On November 23, 2015, the Consumer Financial Protection Bureau (“CFPB”) released Compliance Bulletin 2015-06 (“Bulletin”), which provides industry guidance on the Electronic Fund Transfer Act (“EFTA”) and Regulation E requirements for obtaining consumer authorizations for preauthorized electronic fund transfers (“EFTs”). The CFPB issued this Bulletin, in part, because it observed during its examinations that some companies are not fully complying with the EFTA and Regulation E. Principally, this Bulletin addresses two areas of concern: (i) obtaining the customer’s authorization for preauthorized EFTs over the telephone; and (ii) providing a copy of the authorization to the customer.

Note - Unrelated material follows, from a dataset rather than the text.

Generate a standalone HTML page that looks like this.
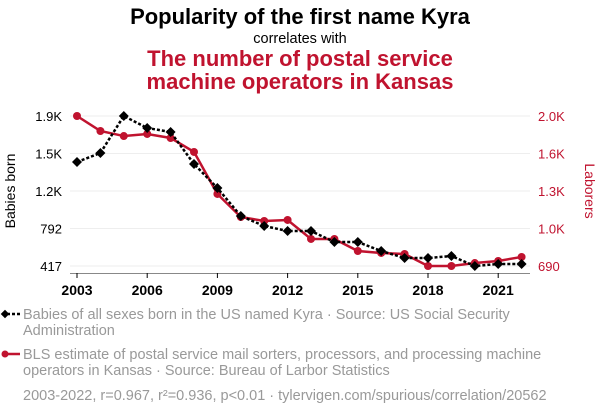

Regarding the first issue, the Bulletin reasserts and expands upon previous guidance provided by the Board of Governors of the Federal Reserve System. The CFPB acknowledges that companies may receive a consumer’s authorization over the telephone, provided that the requirements contained in the Electronic Signatures in Global and National Commerce Act (“ESIGN Act”) for electronic records and signatures are met. Specifically, the Bulletin states that Regulation E may be satisfied if the consumer signs or similarly authenticates the authorization orally, including by entering a code into his or her telephone keypad or by the company recording and retaining the consumer’s oral authorization, so long as in both circumstances the consumer’s intent to sign the electronic record is captured. Importantly, the CFPB confirms that the ESIGN Act’s limited restriction on the use of oral recordings as electronic records—which are not allowed where the law requires that information be provided to a consumer in writing—does not apply to the preauthorization requirements of the EFTA and Regulation E, as set forth in 12 CFR § 1005.10(b), because neither requires that companies provide a writing to consumers when obtaining such authorizations. The CFPB also reminds companies that the recording of consumer conversations must comply with applicable state law.
Next, the Bulletin summarizes the EFTA and Regulation E requirement that persons that obtain an authorization for a preauthorized EFT must provide the consumer with a copy of the terms of the authorization, in either written or electronic form. The copy should contain the “important terms” of the authorization. Per the Bulletin, “important terms” include the recurring nature of the preauthorized EFTs, and the amount and timing of the payments that the customer agreed to make. The CFPB also confirms that as an alternative to providing a copy of the authorization, the company may provide a confirmation form containing the same important terms. Finally, the CFPB notes that it “encourages” companies that obtain a consumer’s authorization to provide a copy of such authorization before the company initiates the first preauthorized transfer.